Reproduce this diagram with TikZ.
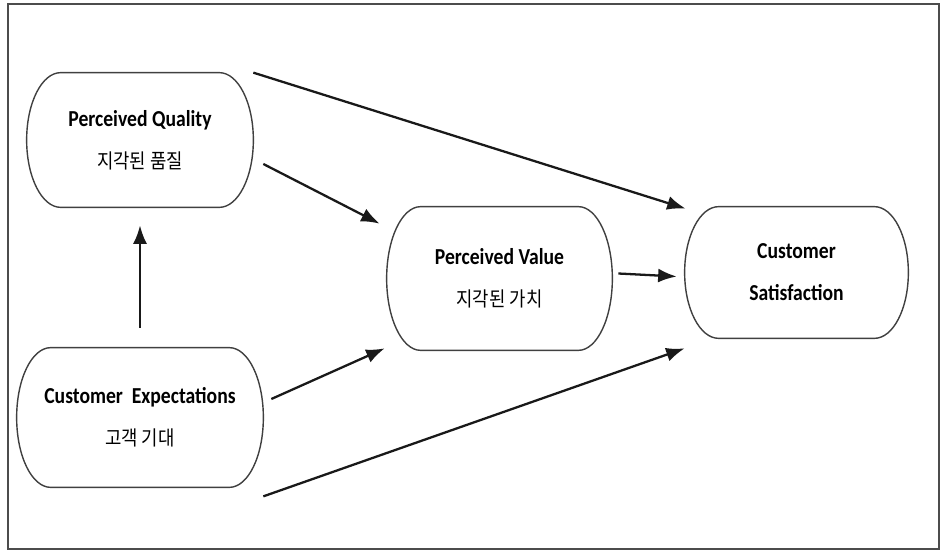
\documentclass[tikz,border=0pt]{standalone}
\usepackage{fontspec}
\setmainfont{Carlito}[FakeStretch=0.86]
\newfontfamily\kr{Noto Sans CJK KR}[FakeStretch=0.88]
\usetikzlibrary{arrows.meta,calc}
\newcommand{\kor}[1]{{\kr\mdseries\fontsize{11.5pt}{24pt}\selectfont #1}}
\newlength{\capr}
\setlength{\capr}{0.68cm}

\begin{document}
\begin{tikzpicture}
	\tikzstyle{stage}=[rectangle, align=center, inner sep=0pt, font=\bfseries\fontsize{13pt}{24pt}\selectfont]
	\tikzstyle{outline}=[draw=black!75, line width=0.8pt]
	\tikzstyle{connect}=[-{Latex[length=0.37cm,width=0.28cm]}, line width=1.3pt, black!90]
	\tikzstyle{frame}=[draw=black!70, line width=1.2pt]
	\useasboundingbox (0,0) rectangle (18.96,11.02);
	\draw[frame] (0.16,0.04) rectangle (18.78,10.94);
	% the four stages
	\node[stage, minimum width=4.52cm, minimum height=2.68cm] (pq) at (2.80,8.22) {Perceived Quality\\\kor{지각된 품질}};
	\node[stage, minimum width=4.92cm, minimum height=2.78cm] (ce) at (2.80,2.67) {Customer\ \ Expectations\\\kor{고객 기대}};
	\node[stage, minimum width=4.50cm, minimum height=2.86cm] (pv) at (9.99,5.45) {Perceived Value\\\kor{지각된 가치}};
	\node[stage, minimum width=4.46cm, minimum height=2.62cm] (cs) at (15.93,5.57) {Customer\\Satisfaction};
	% capsule outlines
	\foreach \nd in {pq,ce,pv,cs}
		\draw[outline] let \p1=(\nd.north east), \p2=(\nd.south west) in
		([xshift=\capr]\nd.north west) -- ([xshift=-\capr]\nd.north east)
		arc[start angle=90, end angle=-90, x radius=\capr, y radius={0.5*(\y1-\y2)}]
		-- ([xshift=\capr]\nd.south west)
		arc[start angle=270, end angle=90, x radius=\capr, y radius={0.5*(\y1-\y2)}] -- cycle;
	% links
	\draw[connect] (pq.north east) -- ([shift={(0.02,-0.04)}]cs.north west);
	\draw[connect] ([shift={(0.2,-0.48)}]pq.east) -- ([shift={(-0.14,-0.34)}]pv.north west);
	\draw[connect, shorten <=0.4cm, shorten >=0.36cm] (ce.north) -- (pq.south);
	\draw[connect] ([shift={(0.12,0.1)}]pv.east) -- ([shift={(-0.16,-0.08)}]cs.west);
	\draw[connect] ([shift={(0.16,0.37)}]ce.east) -- ([shift={(-0.04,0.04)}]pv.south west);
	\draw[connect] ([shift={(0.0,-0.18)}]ce.south east) -- ([yshift=-0.2cm]cs.south west);
\end{tikzpicture}
\end{document}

## Task brief
Reproduce the full listing above verbatim, with no pictures included.

## Answer for the task
Reproduce this diagram with TikZ.
\documentclass[tikz,border=0pt]{standalone}
\usepackage{fontspec}
\setmainfont{Carlito}[FakeStretch=0.86]
\newfontfamily\kr{Noto Sans CJK KR}[FakeStretch=0.88]
\usetikzlibrary{arrows.meta,calc}
\newcommand{\kor}[1]{{\kr\mdseries\fontsize{11.5pt}{24pt}\selectfont #1}}
\newlength{\capr}
\setlength{\capr}{0.68cm}

\begin{document}
\begin{tikzpicture}
	\tikzstyle{stage}=[rectangle, align=center, inner sep=0pt, font=\bfseries\fontsize{13pt}{24pt}\selectfont]
	\tikzstyle{outline}=[draw=black!75, line width=0.8pt]
	\tikzstyle{connect}=[-{Latex[length=0.37cm,width=0.28cm]}, line width=1.3pt, black!90]
	\tikzstyle{frame}=[draw=black!70, line width=1.2pt]
	\useasboundingbox (0,0) rectangle (18.96,11.02);
	\draw[frame] (0.16,0.04) rectangle (18.78,10.94);
	% the four stages
	\node[stage, minimum width=4.52cm, minimum height=2.68cm] (pq) at (2.80,8.22) {Perceived Quality\\\kor{지각된 품질}};
	\node[stage, minimum width=4.92cm, minimum height=2.78cm] (ce) at (2.80,2.67) {Customer\ \ Expectations\\\kor{고객 기대}};
	\node[stage, minimum width=4.50cm, minimum height=2.86cm] (pv) at (9.99,5.45) {Perceived Value\\\kor{지각된 가치}};
	\node[stage, minimum width=4.46cm, minimum height=2.62cm] (cs) at (15.93,5.57) {Customer\\Satisfaction};
	% capsule outlines
	\foreach \nd in {pq,ce,pv,cs}
		\draw[outline] let \p1=(\nd.north east), \p2=(\nd.south west) in
		([xshift=\capr]\nd.north west) -- ([xshift=-\capr]\nd.north east)
		arc[start angle=90, end angle=-90, x radius=\capr, y radius={0.5*(\y1-\y2)}]
		-- ([xshift=\capr]\nd.south west)
		arc[start angle=270, end angle=90, x radius=\capr, y radius={0.5*(\y1-\y2)}] -- cycle;
	% links
	\draw[connect] (pq.north east) -- ([shift={(0.02,-0.04)}]cs.north west);
	\draw[connect] ([shift={(0.2,-0.48)}]pq.east) -- ([shift={(-0.14,-0.34)}]pv.north west);
	\draw[connect, shorten <=0.4cm, shorten >=0.36cm] (ce.north) -- (pq.south);
	\draw[connect] ([shift={(0.12,0.1)}]pv.east) -- ([shift={(-0.16,-0.08)}]cs.west);
	\draw[connect] ([shift={(0.16,0.37)}]ce.east) -- ([shift={(-0.04,0.04)}]pv.south west);
	\draw[connect] ([shift={(0.0,-0.18)}]ce.south east) -- ([yshift=-0.2cm]cs.south west);
\end{tikzpicture}
\end{document}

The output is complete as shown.